Business community fears that if Pakistan seeks bailout package from the IMF, it would ask to implement more taxes, to increase prices of electricity, gas and other industry inputs, which would adversely affect country's dying industry.
Previous government admitted numerous times that cost of doing business in Pakistan, including high electricity and gas prices, is higher than any other country in the region that makes Pakistan uncompetitive in international market.
Pakistan has gone to the IMF repeatedly during the last thirty years. In 2013, it got a $6.6 billion loan to tackle a similar crisis but now it needs at least $12 billion to avoid an economic meltdown.
“We need immediate release of funds for textile export package announced the by previous government otherwise our textiles exports would further decline to irreparable state,” Bilour said.

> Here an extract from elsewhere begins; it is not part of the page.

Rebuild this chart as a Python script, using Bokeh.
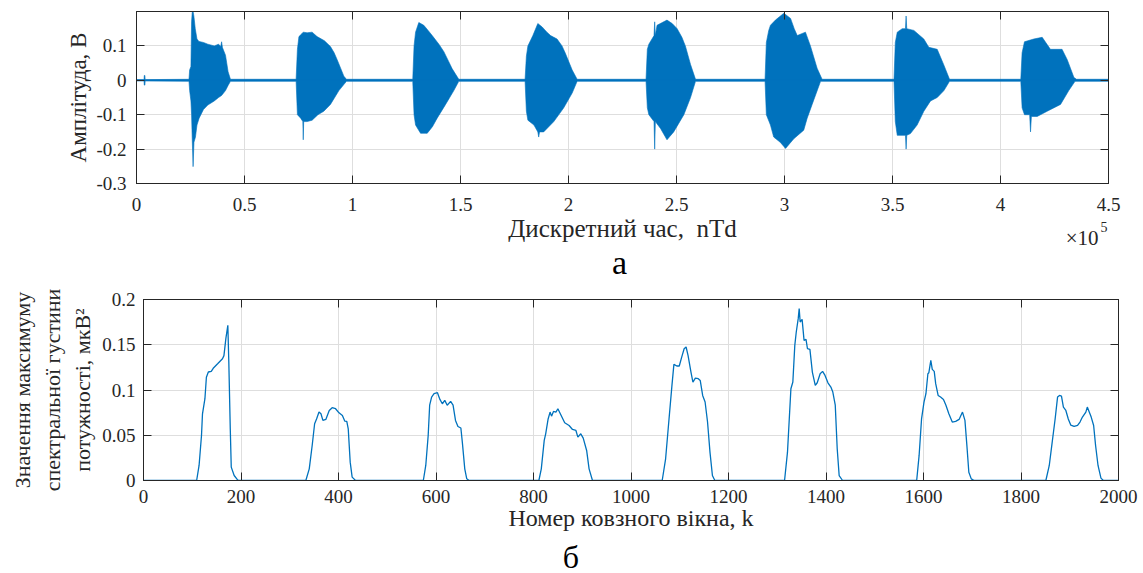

The traders’ representative said China has announced a $2 billion loan for Pakistan, the Islamic Development Bank has activated $4.5 billion facility for oil imports and a global bank has decided to give $200 million to help finance LNG imports but these are short-term solutions.
The growing budget deficit is pushing country on the verge of a balance-of-payments, the value rupee, ability to repay debts or pay for imports, is something which bother business community.
But Pakistan has far greater challenges. US Secretary of State Mike Pompeo, in a recent statement, warned that any potential International Monetary Fund bailout for Pakistan's new government should not provide funds to pay off Chinese lenders.
"Make no mistake. We will be watching what the IMF does," Pompeo said. "There's no rationale for IMF tax dollars, and associated with that American dollars that are part of the IMF funding, for those to go to bail out Chinese bondholders or China itself," Pompeo told CNBC television.
Pompeo's statement has come at a time when the new government of Imran Khan is in-waiting and it seems very hard for the cricketer-turned-politician to come up with a strategy to pull out the country from grave economic crisis.